● What to work on
Retype each line of the listing below, from the first through the one holding "(1068,262) .. (1025,205);", with no other lines.

● Data lines
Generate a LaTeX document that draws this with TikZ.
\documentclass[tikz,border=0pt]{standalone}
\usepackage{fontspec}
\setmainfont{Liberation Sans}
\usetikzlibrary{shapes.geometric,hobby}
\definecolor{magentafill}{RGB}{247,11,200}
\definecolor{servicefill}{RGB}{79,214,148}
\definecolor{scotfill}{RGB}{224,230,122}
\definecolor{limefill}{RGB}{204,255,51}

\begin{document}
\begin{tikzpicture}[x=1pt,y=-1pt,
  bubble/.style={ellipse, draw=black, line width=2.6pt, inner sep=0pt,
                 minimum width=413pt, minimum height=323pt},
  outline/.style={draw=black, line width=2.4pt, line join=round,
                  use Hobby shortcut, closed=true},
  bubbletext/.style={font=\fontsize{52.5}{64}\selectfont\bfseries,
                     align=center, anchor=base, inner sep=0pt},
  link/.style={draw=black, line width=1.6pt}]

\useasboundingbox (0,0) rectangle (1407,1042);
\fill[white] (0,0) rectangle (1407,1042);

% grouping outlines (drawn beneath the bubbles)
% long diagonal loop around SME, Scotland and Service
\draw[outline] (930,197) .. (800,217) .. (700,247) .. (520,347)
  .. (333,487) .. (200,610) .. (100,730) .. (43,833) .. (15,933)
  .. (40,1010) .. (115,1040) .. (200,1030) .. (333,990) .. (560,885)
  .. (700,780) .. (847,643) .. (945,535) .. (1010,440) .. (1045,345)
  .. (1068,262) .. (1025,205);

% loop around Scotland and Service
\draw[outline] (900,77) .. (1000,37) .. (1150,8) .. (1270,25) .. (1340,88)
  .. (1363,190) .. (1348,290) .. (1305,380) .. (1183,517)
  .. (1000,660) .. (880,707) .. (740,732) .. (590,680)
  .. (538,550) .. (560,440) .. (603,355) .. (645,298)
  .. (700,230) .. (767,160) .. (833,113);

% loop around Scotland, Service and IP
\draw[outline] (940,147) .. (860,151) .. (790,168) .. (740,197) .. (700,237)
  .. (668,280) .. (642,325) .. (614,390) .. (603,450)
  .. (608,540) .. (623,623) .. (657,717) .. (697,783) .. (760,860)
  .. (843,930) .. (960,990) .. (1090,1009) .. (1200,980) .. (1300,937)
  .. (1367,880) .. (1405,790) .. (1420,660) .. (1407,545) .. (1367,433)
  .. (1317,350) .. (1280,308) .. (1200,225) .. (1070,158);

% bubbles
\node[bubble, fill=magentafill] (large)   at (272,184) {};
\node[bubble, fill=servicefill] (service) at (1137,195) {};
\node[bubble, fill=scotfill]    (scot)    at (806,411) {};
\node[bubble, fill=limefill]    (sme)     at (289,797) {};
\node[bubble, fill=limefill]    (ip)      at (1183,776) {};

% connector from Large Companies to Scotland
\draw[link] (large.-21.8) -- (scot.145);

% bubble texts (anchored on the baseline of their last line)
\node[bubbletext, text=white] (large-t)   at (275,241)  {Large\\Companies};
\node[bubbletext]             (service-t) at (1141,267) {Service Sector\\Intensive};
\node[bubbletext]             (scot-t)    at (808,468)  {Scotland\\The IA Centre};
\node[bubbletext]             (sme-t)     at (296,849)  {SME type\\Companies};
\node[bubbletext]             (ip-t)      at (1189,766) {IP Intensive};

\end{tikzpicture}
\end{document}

● Answer to the task
Generate a LaTeX document that draws this with TikZ.
\documentclass[tikz,border=0pt]{standalone}
\usepackage{fontspec}
\setmainfont{Liberation Sans}
\usetikzlibrary{shapes.geometric,hobby}
\definecolor{magentafill}{RGB}{247,11,200}
\definecolor{servicefill}{RGB}{79,214,148}
\definecolor{scotfill}{RGB}{224,230,122}
\definecolor{limefill}{RGB}{204,255,51}

\begin{document}
\begin{tikzpicture}[x=1pt,y=-1pt,
  bubble/.style={ellipse, draw=black, line width=2.6pt, inner sep=0pt,
                 minimum width=413pt, minimum height=323pt},
  outline/.style={draw=black, line width=2.4pt, line join=round,
                  use Hobby shortcut, closed=true},
  bubbletext/.style={font=\fontsize{52.5}{64}\selectfont\bfseries,
                     align=center, anchor=base, inner sep=0pt},
  link/.style={draw=black, line width=1.6pt}]

\useasboundingbox (0,0) rectangle (1407,1042);
\fill[white] (0,0) rectangle (1407,1042);

% grouping outlines (drawn beneath the bubbles)
% long diagonal loop around SME, Scotland and Service
\draw[outline] (930,197) .. (800,217) .. (700,247) .. (520,347)
  .. (333,487) .. (200,610) .. (100,730) .. (43,833) .. (15,933)
  .. (40,1010) .. (115,1040) .. (200,1030) .. (333,990) .. (560,885)
  .. (700,780) .. (847,643) .. (945,535) .. (1010,440) .. (1045,345)
  .. (1068,262) .. (1025,205);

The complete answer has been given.